« D’après les estimations de L’Organisation mondiale de la santé (OMS), en 2050, une personne sur deux sera allergique. Alors que nous avons de plus en plus besoin d’allergologues, il s’agit une espèce en voie de disparition en France ! », s’alarme le Pr Jocelyn Just, chef du service d'allergologie de l'hôpital Armand Trousseau à Paris.

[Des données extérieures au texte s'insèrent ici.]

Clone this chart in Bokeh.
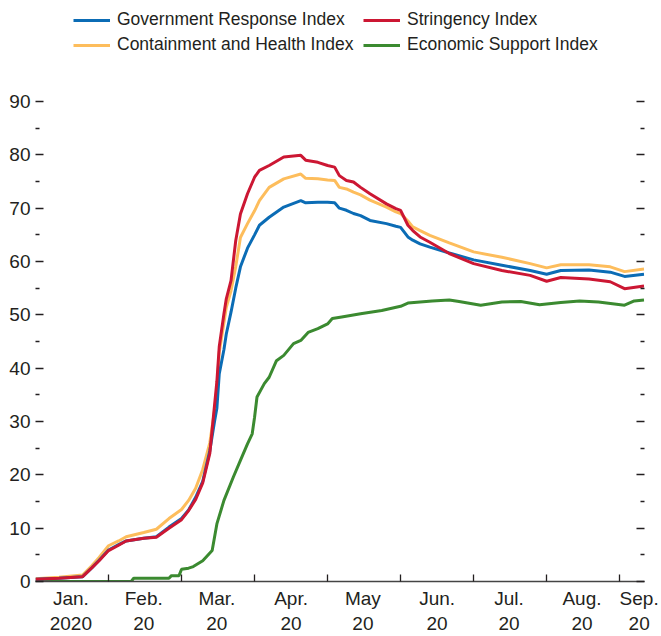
import calendar
import datetime

from bokeh.plotting import figure
from bokeh.models import Range1d, FixedTicker, LinearAxis, Legend, LegendItem
from bokeh.embed import file_html
from bokeh.resources import INLINE

# ---------------- data ----------------
dates = ["2020-01-01", "2020-01-11", "2020-01-21", "2020-01-25", "2020-01-28",
         "2020-02-01", "2020-02-05", "2020-02-08", "2020-02-15", "2020-02-20",
         "2020-02-25", "2020-03-01", "2020-03-04", "2020-03-07", "2020-03-10",
         "2020-03-13", "2020-03-15", "2020-03-16", "2020-03-17", "2020-03-19",
         "2020-03-20", "2020-03-22", "2020-03-24", "2020-03-26", "2020-03-29",
         "2020-04-01", "2020-04-03", "2020-04-07", "2020-04-13", "2020-04-20",
         "2020-04-22", "2020-04-27", "2020-05-01", "2020-05-04", "2020-05-06",
         "2020-05-09", "2020-05-12", "2020-05-15", "2020-05-19", "2020-05-26",
         "2020-05-30", "2020-06-01", "2020-06-04", "2020-06-06", "2020-06-09",
         "2020-06-13", "2020-06-21", "2020-07-01", "2020-07-13", "2020-07-25",
         "2020-08-01", "2020-08-07", "2020-08-19", "2020-08-28", "2020-09-03",
         "2020-09-11"]

government_response = [0.4, 0.6, 0.9, 2.6, 4.0, 5.9, 6.9, 7.6, 8.1, 8.4,
                       10.2, 11.8, 13.4, 15.8, 18.8, 24.5, 30.0, 32.5, 38.9, 43.5,
                       46.4, 50.5, 55.0, 59.0, 62.5, 65.0, 66.8, 68.3, 70.2, 71.4,
                       71.0, 71.1, 71.1, 71.0, 70.0, 69.6, 69.0, 68.6, 67.7, 67.1,
                       66.6, 66.4, 64.6, 64.0, 63.3, 62.7, 61.6, 60.3, 59.3, 58.3,
                       57.6, 58.3, 58.4, 58.0, 57.2, 57.6]

containment_health = [0.5, 0.8, 1.2, 3.0, 4.5, 6.7, 7.6, 8.4, 9.2, 9.8,
                      11.8, 13.5, 15.2, 17.5, 21.0, 26.0, 32.0, 36.0, 43.0, 48.5,
                      51.4, 54.5, 59.0, 64.5, 67.1, 69.5, 71.4, 73.9, 75.5, 76.4,
                      75.6, 75.5, 75.3, 75.2, 73.9, 73.6, 73.0, 72.5, 71.5, 70.2,
                      69.3, 69.0, 67.6, 66.5, 65.8, 64.9, 63.5, 61.8, 60.8, 59.6,
                      58.8, 59.4, 59.4, 59.0, 58.1, 58.6]

stringency = [0.4, 0.6, 0.9, 2.6, 3.9, 5.8, 6.8, 7.6, 8.1, 8.3,
              10.0, 11.6, 13.3, 15.4, 18.5, 24.0, 33.0, 37.5, 44.0, 50.2,
              53.0, 56.4, 63.9, 68.9, 72.7, 75.8, 77.1, 78.0, 79.6, 79.9,
              79.0, 78.6, 78.0, 77.7, 76.1, 75.2, 74.9, 73.9, 72.7, 70.8,
              69.9, 69.6, 66.8, 65.8, 64.6, 63.6, 61.5, 59.6, 58.3, 57.4,
              56.3, 57.0, 56.7, 56.2, 54.9, 55.4]

econ_dates = ["2020-01-01", "2020-02-10", "2020-02-11", "2020-02-25", "2020-02-26",
              "2020-02-29", "2020-03-01", "2020-03-04", "2020-03-06", "2020-03-10",
              "2020-03-14", "2020-03-16", "2020-03-19", "2020-03-23", "2020-03-26",
              "2020-03-29", "2020-03-31", "2020-04-01", "2020-04-02", "2020-04-05",
              "2020-04-07", "2020-04-10", "2020-04-13", "2020-04-17", "2020-04-20",
              "2020-04-23", "2020-04-27", "2020-05-01", "2020-05-03", "2020-05-07",
              "2020-05-15", "2020-05-24", "2020-06-01", "2020-06-04", "2020-06-14",
              "2020-06-21", "2020-06-25", "2020-07-04", "2020-07-13", "2020-07-21",
              "2020-07-29", "2020-08-07", "2020-08-15", "2020-08-23", "2020-09-03",
              "2020-09-07", "2020-09-11"]

economic_support = [0.0, 0.0, 0.6, 0.6, 1.1, 1.1, 2.3, 2.5, 2.8, 3.9,
                    5.8, 10.8, 15.2, 19.6, 22.7, 25.8, 27.7, 30.8, 34.6, 37.1,
                    38.3, 41.4, 42.4, 44.6, 45.2, 46.7, 47.4, 48.3, 49.3, 49.6,
                    50.2, 50.8, 51.6, 52.2, 52.6, 52.8, 52.5, 51.8, 52.4, 52.5,
                    51.9, 52.3, 52.6, 52.4, 51.8, 52.6, 52.8]

month_labels = ["Jan.\n2020", "Feb.\n20", "Mar.\n20", "Apr.\n20", "May\n20",
                "Jun.\n20", "Jul.\n20", "Aug.\n20", "Sep.\n20"]
label_dates = ["2020-01-16", "2020-02-15", "2020-03-16", "2020-04-16", "2020-05-16",
               "2020-06-16", "2020-07-16", "2020-08-16", "2020-09-09"]
boundary_dates = ["2020-02-01", "2020-03-01", "2020-04-01", "2020-05-01",
                  "2020-06-01", "2020-07-01", "2020-08-01", "2020-09-01"]
y_major = [0, 10, 20, 30, 40, 50, 60, 70, 80, 90]
y_minor = [5, 15, 25, 35, 45, 55, 65, 75, 85]

# ---------------- styling ----------------
FONT = "'Liberation Sans', Arial, sans-serif"
TICK_FS = "19px"
LEG_FS = "17.5px"
BLUE = "#0b6cb5"
RED = "#cc1733"
YELLOW = "#fdbd5c"
GREEN = "#3b8a30"
TXT = "#231f20"

FRAME_H = 581          # frame spans the full height above the x axis
PLOT_TOP_PX = 101      # where the 90 tick sits
Y_TOP = 90 * FRAME_H / (FRAME_H - PLOT_TOP_PX)   # extra room above 90 for the legend


def mpos(s):
    """Month-uniform position (each month one unit wide, as in the reference)."""
    d = datetime.date.fromisoformat(s)
    return (d.month - 1) + (d.day - 1) / calendar.monthrange(d.year, d.month)[1]


x_main = [mpos(d) for d in dates]
x_econ = [mpos(d) for d in econ_dates]
x_labels = [mpos(d) for d in label_dates]
x_bounds = [mpos(d) for d in boundary_dates]

p = figure(width=661, height=636,
           x_range=Range1d(0, 8.34), y_range=Range1d(0, Y_TOP),
           output_backend="svg", toolbar_location=None,
           x_axis_type=None, y_axis_type=None,
           min_border_left=35, min_border_right=17,
           min_border_top=0, min_border_bottom=55)
p.outline_line_color = None
p.xgrid.visible = False
p.ygrid.visible = False
p.background_fill_color = "white"
p.border_fill_color = "white"

r_econ = p.line(x_econ, economic_support, color=GREEN, line_width=3)
r_cont = p.line(x_main, containment_health, color=YELLOW, line_width=3)
r_gov = p.line(x_main, government_response, color=BLUE, line_width=3)
r_str = p.line(x_main, stringency, color=RED, line_width=3)

# bottom axis: labels mid-month, short inward ticks at month boundaries
xaxis = LinearAxis(ticker=FixedTicker(ticks=x_labels, minor_ticks=x_bounds),
                   major_label_overrides={v: t for v, t in zip(x_labels, month_labels)},
                   major_tick_in=0, major_tick_out=0,
                   minor_tick_in=7, minor_tick_out=0,
                   minor_tick_line_color=TXT, minor_tick_line_width=1.3,
                   axis_line_color="#444444", axis_line_width=1.5,
                   major_label_standoff=6,
                   major_label_text_font=FONT, major_label_text_font_size=TICK_FS,
                   major_label_text_line_height=1.2,
                   major_label_text_color=TXT)
p.add_layout(xaxis, "below")

for side in ("left", "right"):
    ax = LinearAxis(ticker=FixedTicker(ticks=y_major, minor_ticks=y_minor),
                    axis_line_color=None,
                    major_tick_in=8, major_tick_out=0,
                    minor_tick_in=4, minor_tick_out=0,
                    major_tick_line_color=TXT, major_tick_line_width=1.3,
                    minor_tick_line_color=TXT, minor_tick_line_width=1.3,
                    major_label_standoff=5,
                    major_label_text_font=FONT, major_label_text_font_size=TICK_FS,
                    major_label_text_color=TXT)
    if side == "right":
        ax.major_label_overrides = {v: "" for v in y_major}
        ax.major_label_standoff = 0
    p.add_layout(ax, side)

legend = Legend(items=[
    LegendItem(label="Government Response Index", renderers=[r_gov]),
    LegendItem(label="Stringency Index", renderers=[r_str]),
    LegendItem(label="Containment and Health Index", renderers=[r_cont]),
    LegendItem(label="Economic Support Index", renderers=[r_econ]),
], location=(38, 526), orientation="horizontal", ncols=2,
    glyph_width=37, glyph_height=20, label_standoff=7, label_width=242,
    spacing=4, padding=0, margin=0,
    border_line_color=None, background_fill_alpha=0,
    label_text_font=FONT, label_text_font_size=LEG_FS, label_text_color=TXT)
p.add_layout(legend, "center")

open("out.html", "w").write(file_html(p, INLINE))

La proportion de Français souffrant d’allergies a déjà doublé ces deux dernières décennies. Entre 20 et 30 % de la population souffre de rhinites allergiques, 6 à 10 % d’asthme, 8 % d’eczéma, 3 à 8 % d’allergies alimentaires… Pourquoi une telle croissance ? Les causes sont multiples. Les facteurs protecteurs – un environnement diversifié sur le plan animal et végétal – se raréfient, ce qui, selon la théorie hygiéniste, accroît les risques d’allergies et de maladies auto-immunes. S’ajoutent à cela des facteurs aggravants avec, en première ligne, la pollution et le tabac, qui sensibilisent non seulement les voies respiratoires mais déclenchent également des allergies alimentaires et dermatologiques. « La pollution et le tabagisme sont des irritants qui abaissent le seuil de réaction. Ils peuvent aussi avoir un effet épigénétique, favorisant l’expression de gènes qui interviennent dans l’inflammation », explique la praticienne. Le réchauffement climatique est également pointé du doigt, du fait du rallongement des périodes de pollinisation par exemple. « Avec la multitude de cofacteurs qui interviennent, ce qui auparavant déclenchait un petit rhume des foins provoque désormais des rhinites très invalidantes avec risques d’asthme, d’allergies alimentaires », décrit le Pr Just, qui observe que les allergies sont non seulement plus fréquentes mais aussi plus sévères et plus complexes.
Manque de reconnaissance
Face à cette transformation, les allergologues dits « généralistes », capables de prendre en charge les allergies de manière transversale, « sans saucissonner le patient », ont un rôle central. Or, d’après le Pr Just, ils sont de plus en plus rares. « Au cours de leur formation, les étudiants reçoivent que deux heures d’allergologie, ce n’est évidemment pas suffisant face à la complexité croissante des allergies croisées. Et la discipline n’attire pas, confie-t-elle. Les allergologues ne sont pas des spécialistes, or leurs consultations sont longues et compliquées. » Dans le cadre des réformes du 3e cycle des études médicales, les experts ont exhorté les autorités sanitaires à faire de l’allergologie une spécialité à part entière. En vain. « Alors que 15 pays européens l’ont déjà fait, la France est à la traîne. Nous n’avons pas réussi à convaincre les autorités de l’urgence », déplore-t-elle. Une spécialisation permettrait de former davantage de médecins et plus précocement. « Pour ceux qui se destinent à l’allergologie, cela permettrait de réaliser des stages d’internat mais aussi d’authentifier l’allergologie comme devant être financée pour la recherche et d’avancer dans la compréhension des mécanismes impliqués, dans les traitements, pour mieux dépister et mieux soigner ».